Posted on Jul 15, 2017 By copyninja under development

In my previous post I talked about using subprocess crate to extract beginning and ending year from git repository for generating debian/copyright file. In this post I'm going to talk on how I replaced subprocess with native git2 crate and achieved the same result in much cleaner and safer way.

git2 is a native Rust crate which provides access to Git repository internals. git2 does not involve any unsafe invocation as it is built against libgit2-sys which is actually using Rust FFI to directly bind to underlying libgit library. Below is the new copyright_fromgit function with git2 crate.

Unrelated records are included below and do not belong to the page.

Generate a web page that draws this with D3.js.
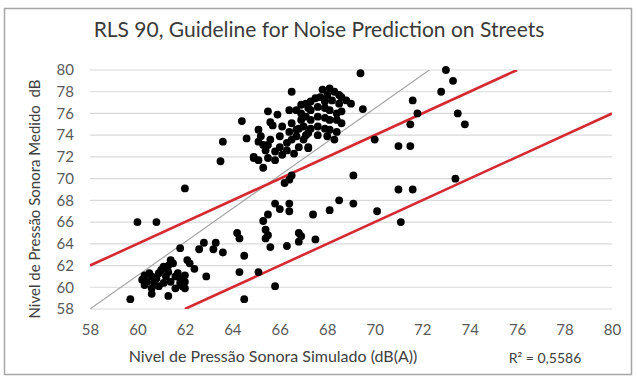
<!DOCTYPE html>
<html>
<head>
<meta charset="utf-8">
<script src="https://cdn.jsdelivr.net/npm/d3@7"></script>
<style>
html,body{margin:0;padding:0;background:#fff;}
svg{display:block;}
text{font-family:Lato,"Open Sans",sans-serif;}
</style>
</head>
<body>
<svg id="chart" width="637" height="380"></svg>
<script>
// ---- data ----
const titleText = "RLS 90, Guideline for Noise Prediction on Streets";
const xTitleText = "Nivel de Pressão Sonora Simulado (dB(A))";
const yTitleText = "Nivel de Pressão Sonora Medido  dB";
const r2Text = "R² = 0,5586";
const xTicks = [58,60,62,64,66,68,70,72,74,76,78,80];
const yTicks = [58,60,62,64,66,68,70,72,74,76,78,80];

const simulated = [
 59.7,60.6,61.3,62.0,60.0,60.8,61.8,62.8,63.3,62.6,63.2,63.6,62.1,62.2,62.4,62.9,61.4,62.0,
 60.2,60.3,60.4,60.5,60.7,60.8,60.9,61.0,61.1,61.1,61.2,61.3,61.4,61.5,61.6,61.7,61.8,61.8,61.9,62.0,62.0,61.3,60.6,60.3,60.9,61.6,60.6,
 64.2,64.3,64.5,64.3,64.5,65.1,
 66.2,66.4,66.5,69.1,65.8,66.0,66.4,66.4,65.5,65.3,65.4,65.5,65.4,65.6,67.4,68.1,68.5,69.1,70.1,66.8,66.9,66.8,67.5,66.3,65.8,
 73.0,73.3,72.8,71.6,71.8,71.5,73.5,73.8,71.0,71.5,73.4,71.0,71.6,71.1,70.0,
 69.4,66.5,68.1,68.3,68.5,69.0,69.5,65.5,65.9,66.4,64.4,63.6,63.5,64.6,65.3,64.9,65.1,67.2,65.7,
 65.2,65.1,65.3,65.5,65.6,65.6,66.1,66.5,66.9,67.0,65.4,65.8,66.0,66.3,66.5,66.7,67.0,67.2,65.8,66.1,66.3,66.6,66.8,67.2,65.5,64.9,66.9,67.2,66.0,66.4,66.7,65.1,
 66.7,66.9,66.8,67.1,67.3,67.5,67.7,67.9,68.0,68.2,68.5,68.6,68.4,68.1,67.9,67.6,67.3,67.1,67.3,67.6,67.9,68.1,68.4,68.6,67.3,67.6,67.9,68.1,68.4,67.1,67.6,68.0,68.3,67.8,68.6,68.8
];
const measured = [
 58.9,59.4,59.2,59.9,66.0,66.0,63.6,64.1,64.1,63.5,63.5,63.2,62.5,62.2,61.7,61.0,62.5,69.1,
 60.7,61.1,60.5,61.3,60.4,60.8,61.3,61.6,60.4,61.9,61.0,61.4,60.5,62.2,61.0,61.3,60.4,60.8,60.1,61.1,60.5,62.0,59.9,60.2,60.1,59.9,61.0,
 65.0,64.5,62.9,61.4,58.9,61.4,
 69.6,69.9,70.3,70.3,67.7,67.2,67.7,67.0,66.7,66.1,65.3,64.8,64.5,63.7,66.7,67.1,68.0,67.7,67.0,65.0,64.7,64.2,64.4,63.8,60.1,
 80.0,79.0,78.0,77.2,76.0,75.0,76.0,75.0,73.0,73.0,70.0,69.0,69.0,66.0,73.6,
 79.7,78.0,78.3,78.0,77.7,76.9,76.4,76.2,75.9,76.3,75.3,73.4,71.6,73.7,71.0,72.0,71.7,72.8,74.9,
 73.9,73.4,73.1,73.1,73.6,75.2,74.8,75.1,76.0,74.8,72.6,72.5,72.9,73.3,73.6,73.9,73.6,74.2,71.7,72.2,72.6,72.3,72.9,72.9,71.9,71.9,76.8,76.5,73.9,74.3,74.5,74.5,
 76.3,75.4,74.6,76.9,77.1,77.4,77.5,77.1,77.7,77.2,76.9,76.2,76.0,76.3,76.5,76.6,76.3,75.7,75.4,75.7,75.6,75.4,75.4,75.1,74.6,74.8,74.6,74.5,74.3,74.0,74.0,73.9,73.6,78.2,77.5,77.2
];

// reference lines (endpoints in data units)
const trendX = [58, 72.3];
const trendY = [58, 80];
const upperBandX = [58, 76];
const upperBandY = [62, 80];
const lowerBandX = [62, 80];
const lowerBandY = [58, 76];

// ---- drawing ----
const svg = d3.select("#chart");
const plot = {left: 90, right: 612, top: 70, bottom: 309};

const x = d3.scaleLinear().domain([58, 80]).range([plot.left, plot.right]);
const y = d3.scaleLinear().domain([58, 80]).range([plot.bottom, plot.top]);

// outer frame
svg.append("rect").attr("x", 4.5).attr("y", 8.5).attr("width", 627).attr("height", 366)
  .attr("fill", "#fff").attr("stroke", "#a6a6a6").attr("stroke-width", 1.5);

// title
svg.append("text").attr("x", 319).attr("y", 37).attr("text-anchor", "middle")
  .attr("font-size", 21).attr("fill", "#3a3a3a").text(titleText);

// horizontal gridlines
svg.append("g").selectAll("line").data(yTicks).join("line")
  .attr("x1", plot.left).attr("x2", plot.right)
  .attr("y1", d => y(d)).attr("y2", d => y(d))
  .attr("stroke", "#d9d9d9").attr("stroke-width", 1.2);

// axes (labels only)
const xAxis = d3.axisBottom(x).tickValues(xTicks).tickSize(0).tickPadding(0).tickFormat(d3.format("d"));
const gx = svg.append("g").attr("transform", `translate(0,${plot.bottom + 15})`).call(xAxis);
gx.select(".domain").remove();
gx.selectAll("text").attr("font-size", 15).attr("fill", "#595959").attr("font-family", "Lato, sans-serif");

const yAxis = d3.axisLeft(y).tickValues(yTicks).tickSize(0).tickPadding(0).tickFormat(d3.format("d"));
const gy = svg.append("g").attr("transform", `translate(${plot.left - 16},0)`).call(yAxis);
gy.select(".domain").remove();
gy.selectAll("text").attr("font-size", 15).attr("fill", "#595959").attr("font-family", "Lato, sans-serif");

// clip
svg.append("clipPath").attr("id", "clip").append("rect")
  .attr("x", plot.left).attr("y", plot.top).attr("width", plot.right - plot.left).attr("height", plot.bottom - plot.top);

const lineGen = d3.line().x(d => x(d[0])).y(d => y(d[1]));
const lines = svg.append("g").attr("clip-path", "url(#clip)");

// points
const pts = simulated.map((v, i) => [v, measured[i]]);
svg.append("g").selectAll("circle").data(pts).join("circle")
  .attr("cx", d => x(d[0])).attr("cy", d => y(d[1])).attr("r", 3.9)
  .attr("fill", "#000");

lines.append("path").datum(d3.zip(trendX, trendY)).attr("d", lineGen)
  .attr("fill", "none").attr("stroke", "#a6a6a6").attr("stroke-width", 1.2);
lines.append("path").datum(d3.zip(upperBandX, upperBandY)).attr("d", lineGen)
  .attr("fill", "none").attr("stroke", "#d42a32").attr("stroke-width", 2.6);
lines.append("path").datum(d3.zip(lowerBandX, lowerBandY)).attr("d", lineGen)
  .attr("fill", "none").attr("stroke", "#d42a32").attr("stroke-width", 2.6);

// axis titles
svg.append("text").attr("x", 273).attr("y", 362).attr("text-anchor", "middle")
  .attr("font-size", 16).attr("fill", "#404040").text(xTitleText);
svg.append("text").attr("x", 545).attr("y", 363).attr("text-anchor", "middle")
  .attr("font-size", 14).attr("fill", "#404040").text(r2Text);
svg.append("text").attr("transform", `translate(40,199) rotate(-90)`).attr("text-anchor", "middle")
  .attr("font-size", 15).attr("fill", "#404040").attr("xml:space", "preserve").text(yTitleText);
</script>
</body>
</html>
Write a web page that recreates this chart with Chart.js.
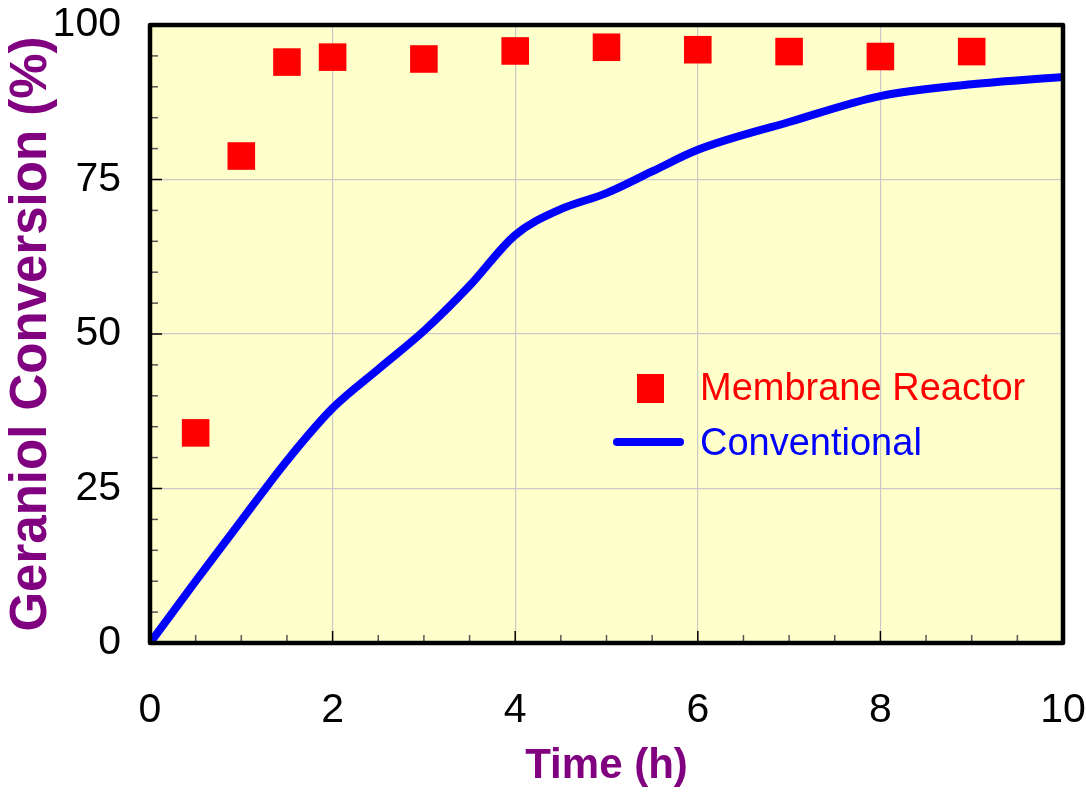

fn copyright_fromgit(repo_url: &str) -> Result<String> {
   let tempdir = TempDir::new_in(".", "debcargo")?;
   let repo = Repository::clone(repo_url, tempdir.path())?;

   let mut revwalker = repo.revwalk()?;
   revwalker.push_head()?;

   // Get the latest and first commit id. This is bit ugly
   let latest_id = revwalker.next().unwrap()?;
   let first_id = revwalker.last().unwrap()?; // revwalker ends here is consumed by last

   let first_commit = repo.find_commit(first_id)?;
   let latest_commit = repo.find_commit(latest_id)?;

   let first_year =
       DateTime::<Utc>::from_utc(
               NaiveDateTime::from_timestamp(first_commit.time().seconds(), 0),
               Utc).year();

   let latest_year =
       DateTime::<Utc>::from_utc(
             NaiveDateTime::from_timestamp(latest_commit.time().seconds(), 0),
             Utc).year();

   let notice = match first_year.cmp(&latest_year) {
       Ordering::Equal => format!("{}", first_year),
       _ => format!("{}-{},", first_year, latest_year),
   };

   Ok(notice)
}
So here is what I'm doing
  1. Use git2::Repository::clone to clone the given URL. We are thus avoiding exec of git clone command.
  2. Get a revision walker object. git2::RevWalk implements Iterator trait and allows walking through the git history. This is what we are using to avoid exec of git log command.
  3. revwalker.push_head() is important because we want to tell revwalker from where we want to walk the history. In this case we are asking it to walk history from repository HEAD. Without this line next line will not work. (Learned it in hard way :-) ).
  4. Then we extract git2::Oid which is we can say similar to commit hash and can be used to lookup a particular commit. We take latest commit hash using RevWalk::next call and the first commit using Revwalk::last, note the order this is because Revwalk::last consumes the revwalker so doing it in reverse order will make borrow checker unhappy :-). This replaces exec of head -n1 command.
  5. Look up the git2::Commit objects using git2::Repository::find_commit
  6. Then convert the git2::Time to chrono::DateTime and take out the years.

After this change I found an obvious error which went unnoticed in previous version, that is if there was no repository key in Cargo.toml. When there was no repo URL git clone exec did not error out and our shell commands happily extracted year from the debcargo repository!. Well since I was testing code from debcargo repository It never failed, but when I executed from non-git repository folder git threw an error but that was git log and not git clone. This error was spotted right away because git2 threw me an error that I gave it empty URL.

When it comes to performance I see that debcargo is faster compared to previous version. This makes sense because previously it was doing 5 fork and exec system calls and now that is avoided.